Thursday, November 7th, 2013

Anonymous Tips Did Not Create Reasonable Suspicion

United States v. Freeman, No. 12-2233 (2d Cir. Nov. 7, 2013) (Pooler, Wesley, and Droney) (as amended), available here

In this important Fourth Amendment decision — required reading for anyone dealing with a search or seizure based on an anonymous tip — the Court held that the police, acting primarily on a pair of anonymous 911 calls from the same caller, lacked reasonable suspicion to stop the defendant. Accordingly, the Court reversed the district court’s decision denying a motion to suppress and vacated the defendant’s conviction for illegally possessing a firearm. Judge Wesley dissented. [Disclosure: the Federal Defenders of New York represents Mr. Freeman.]
These were the facts: On April 27, 2011, around 1:40 a.m, the police responded to two 911 calls from the same caller. The initial call reported that a “Hispanic male, wearing a black hat and a white t-shirt had a gun, near the Chase Bank on East Gun Hill Road in the Bronx.” The second call described the suspect as a “male black” wearing a white du-rag, a black hat, and a long white t-shirt.
The caller refused to identify herself, and the 911 operator could not re-contact her despite multiple attempts. The 911 calls were recorded, and the number was identified as a cell phone number, but the caller was never identified.
When the police arrived at the scene, they encountered Freeman, who fit the most recent reported description of the suspect. The police grabbed Freeman around his waist in a “bear hug” and, after a short struggle, handcuffed him and found a gun in his waistband.
The Circuit held that the gun should have been suppressed.
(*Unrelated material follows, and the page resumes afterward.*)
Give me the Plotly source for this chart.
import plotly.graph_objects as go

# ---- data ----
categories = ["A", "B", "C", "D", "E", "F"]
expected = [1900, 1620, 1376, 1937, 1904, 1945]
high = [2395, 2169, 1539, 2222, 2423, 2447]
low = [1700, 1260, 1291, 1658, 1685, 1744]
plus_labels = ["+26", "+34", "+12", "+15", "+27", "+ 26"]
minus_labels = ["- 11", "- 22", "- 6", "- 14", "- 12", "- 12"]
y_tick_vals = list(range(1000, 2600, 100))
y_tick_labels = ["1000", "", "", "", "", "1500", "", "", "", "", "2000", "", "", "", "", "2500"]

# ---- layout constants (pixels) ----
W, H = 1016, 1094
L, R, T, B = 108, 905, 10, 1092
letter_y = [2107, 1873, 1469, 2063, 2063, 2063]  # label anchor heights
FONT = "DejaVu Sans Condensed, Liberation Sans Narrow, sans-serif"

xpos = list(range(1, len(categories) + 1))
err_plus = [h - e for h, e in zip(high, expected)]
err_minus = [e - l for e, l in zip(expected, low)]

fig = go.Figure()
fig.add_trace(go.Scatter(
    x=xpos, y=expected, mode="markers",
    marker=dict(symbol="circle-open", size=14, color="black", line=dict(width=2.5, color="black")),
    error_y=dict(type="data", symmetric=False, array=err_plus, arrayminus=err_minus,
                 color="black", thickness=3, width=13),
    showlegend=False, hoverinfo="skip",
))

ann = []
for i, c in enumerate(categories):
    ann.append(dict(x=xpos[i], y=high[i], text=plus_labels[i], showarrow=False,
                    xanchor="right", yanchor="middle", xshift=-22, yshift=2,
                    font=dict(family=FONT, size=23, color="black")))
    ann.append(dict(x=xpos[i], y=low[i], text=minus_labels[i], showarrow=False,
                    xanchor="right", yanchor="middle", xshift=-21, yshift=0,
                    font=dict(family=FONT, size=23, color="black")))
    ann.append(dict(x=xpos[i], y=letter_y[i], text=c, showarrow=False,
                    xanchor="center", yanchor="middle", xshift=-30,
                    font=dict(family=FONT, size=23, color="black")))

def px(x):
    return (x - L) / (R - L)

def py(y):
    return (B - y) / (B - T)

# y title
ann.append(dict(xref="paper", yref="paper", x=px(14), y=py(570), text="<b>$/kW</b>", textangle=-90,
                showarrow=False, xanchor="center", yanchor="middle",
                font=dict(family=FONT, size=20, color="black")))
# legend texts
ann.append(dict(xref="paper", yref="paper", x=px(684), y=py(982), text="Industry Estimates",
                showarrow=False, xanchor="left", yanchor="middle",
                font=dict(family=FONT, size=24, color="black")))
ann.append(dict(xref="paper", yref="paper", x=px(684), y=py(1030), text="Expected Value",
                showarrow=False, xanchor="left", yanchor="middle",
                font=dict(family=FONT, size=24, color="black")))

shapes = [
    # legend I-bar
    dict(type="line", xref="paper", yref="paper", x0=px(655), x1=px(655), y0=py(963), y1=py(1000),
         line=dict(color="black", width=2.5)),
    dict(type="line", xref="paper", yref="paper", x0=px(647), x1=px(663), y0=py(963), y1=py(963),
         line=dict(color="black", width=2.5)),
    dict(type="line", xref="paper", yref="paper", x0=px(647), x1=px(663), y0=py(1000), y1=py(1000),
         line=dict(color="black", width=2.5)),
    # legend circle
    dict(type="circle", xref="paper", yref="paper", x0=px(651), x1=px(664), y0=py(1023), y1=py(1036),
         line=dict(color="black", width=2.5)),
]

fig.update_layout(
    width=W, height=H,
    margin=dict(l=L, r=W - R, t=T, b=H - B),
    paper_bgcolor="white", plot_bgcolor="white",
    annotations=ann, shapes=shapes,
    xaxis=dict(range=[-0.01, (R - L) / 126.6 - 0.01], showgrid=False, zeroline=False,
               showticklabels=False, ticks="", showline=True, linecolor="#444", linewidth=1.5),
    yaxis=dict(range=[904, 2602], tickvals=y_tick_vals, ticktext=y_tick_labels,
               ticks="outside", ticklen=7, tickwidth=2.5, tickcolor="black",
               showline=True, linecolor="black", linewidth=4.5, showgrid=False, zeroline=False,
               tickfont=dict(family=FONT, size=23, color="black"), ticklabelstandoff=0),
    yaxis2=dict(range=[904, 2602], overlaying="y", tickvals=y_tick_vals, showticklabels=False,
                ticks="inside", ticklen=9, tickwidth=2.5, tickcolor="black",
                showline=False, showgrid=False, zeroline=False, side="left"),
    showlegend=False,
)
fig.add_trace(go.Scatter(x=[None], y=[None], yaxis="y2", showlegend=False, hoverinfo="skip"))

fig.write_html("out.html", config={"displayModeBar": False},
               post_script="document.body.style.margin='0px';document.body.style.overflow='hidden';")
First, the Court ruled, the police “seized” Freeman when one of the officers grabbed him in a “bear hug.” Thus, at that moment, they needed “reasonable suspicion” to justify the seizure. The Court rejected the government’s argument that Freeman was not seized until he was handcuffed.
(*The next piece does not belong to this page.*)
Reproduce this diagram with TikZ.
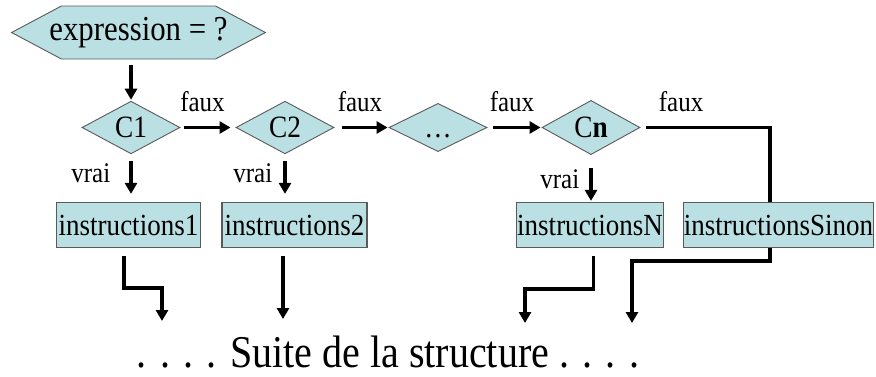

The Court then held that, under the Supreme Court’s decision in Florida v. J.L., 529 U.S. 266 (2000), the police lacked reasonable suspicion to justify Freeman’s seizure because the pair of anonymous 911 calls lacked any indicia of reliability. Though the caller’s cell phone number was automatically recorded by the 911 system, and the caller’s description of the gunman was more detailed than that in J.L., these factual differences did not show that the 911 calls were sufficiently reliable to establish reasonable suspicion. Since the caller was never identified, the police (and the reviewing courts) had no way: (1) to assess her credibility and reputation for honesty, or (2) to hold her accountable for false reporting.
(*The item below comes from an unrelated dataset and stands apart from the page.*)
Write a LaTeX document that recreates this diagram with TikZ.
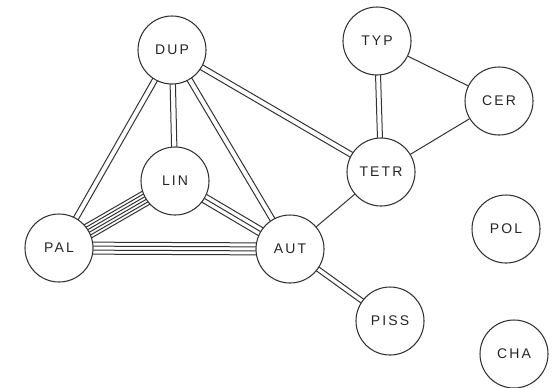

In addition to its significant holding, this decision contains lots of useful language reaffirming important Fourth Amendment principles. For example, the Court rejected the government’s argument that reasonable suspicion existed because the stop occurred in a “high crime” area and because Freeman supposedly continued walking in an “aggressive manner” when initially approached by the plainclothes officers. The Court also noted that judicial review for “reasonable suspicion” is “not a rubber stamp,” and that district courts “must not merely defer to [a] police officer’s judgment.”